A team of engineers at the University of California San Diego has developed an electronic patch that can monitor biomolecules such as haemoglobin in deep tissues, giving medical professionals unprecedented access to crucial information that could help spot life-threatening conditions such as malignant tumours, organ dysfunction, cerebral or gut haemorrhages and more.
‘The amount and location of haemoglobin in the body provide critical information about blood perfusion or accumulation in specific locations. Our device shows great potential in close monitoring of high-risk groups, enabling timely interventions at urgent moments,’ said Sheng Xu, a professor of nanoengineering at UC San Diego.

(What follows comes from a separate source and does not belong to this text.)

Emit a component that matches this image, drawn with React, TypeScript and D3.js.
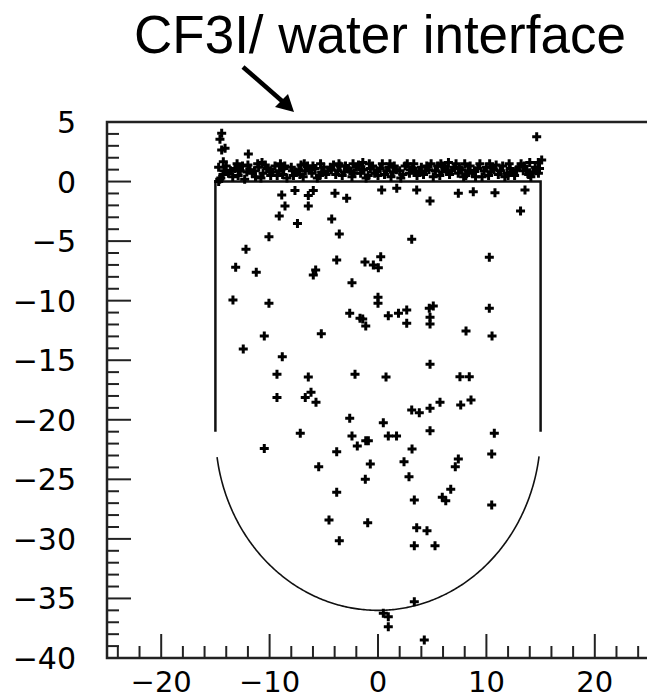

Low blood perfusion inside the body may cause severe organ dysfunctions and is associated with a range of ailments, including heart attacks and vascular diseases of the extremities. At the same time, abnormal blood accumulation in areas such as in the brain, abdomen or cysts can indicate cerebral or visceral haemorrhage or malignant tumours. Continuous monitoring can aid diagnosis of these conditions and help facilitate timely and potentially life-saving interventions.
The new sensor overcomes some significant limitations in existing methods of monitoring biomolecules. Magnetic resonance imaging and X-ray-computed tomography rely on bulky equipment that can be difficult to procure and usually only provide information on the immediate status of the molecule, which makes them unsuitable for long-term biomolecule monitoring.
‘Continuous monitoring is critical for timely interventions to prevent life-threatening conditions from worsening quickly,’ said Xiangjun Chen, a nanoengineering PhD student. ‘Wearable devices based on electrochemistry for biomolecules detection, not limited to haemoglobin, are good candidates for long-term wearable monitoring applications. However, the existing technologies only achieve the ability of skin-surface detection.’
The new, flexible, low-form-factor wearable patch comfortably attaches to the skin, allowing for non-invasive long-term monitoring. It can perform three-dimensional mapping of haemoglobin with a sub-millimetre spatial resolution in deep tissues, down to centimetres below the skin; other wearable electrochemical devices typically only sense the biomolecules on the skin surface.
The patch is equipped with arrays of laser diodes and piezoelectric transducers set in a soft silicone-polymer matrix. Laser diodes emit pulsed lasers into the tissues. Biomolecules in the tissue absorb the optical energy and radiate acoustic waves into surrounding media. Due to its optical selectivity, it can expand the range of detectable molecules, integrating different laser diodes with different wavelengths, along with its potential clinical applications.
‘Piezoelectric transducers receive the acoustic waves, which are processed in an electrical system to reconstruct the spatial mapping of the wave-emitting biomolecules’, said Xiaoxiang Gao, a postdoctoral researcher.
‘With its low-power laser pulses, it is also much safer than X-ray techniques, which have ionising radiation,’ said postdoctoral researcher Hongjie Hu.
Based on its success so far, the team plans to further develop the device, including shrinking the backend controlling system to a portable-sized device for laser diode driving and data acquisition, greatly expanding its flexibility and potential clinical utility.
They also plan to explore the wearable’s potential for core-temperature monitoring. ‘Because the photoacoustic signal amplitude is proportional to the temperature, we have demonstrated core temperature monitoring on ex-vivo experiments,’ Xu said. ‘However, validating the core-temperature monitoring on the human body requires interventional calibration.’
They are continuing to work with physicians to pursue more potential clinical applications.
The research has been published in Nature Communications.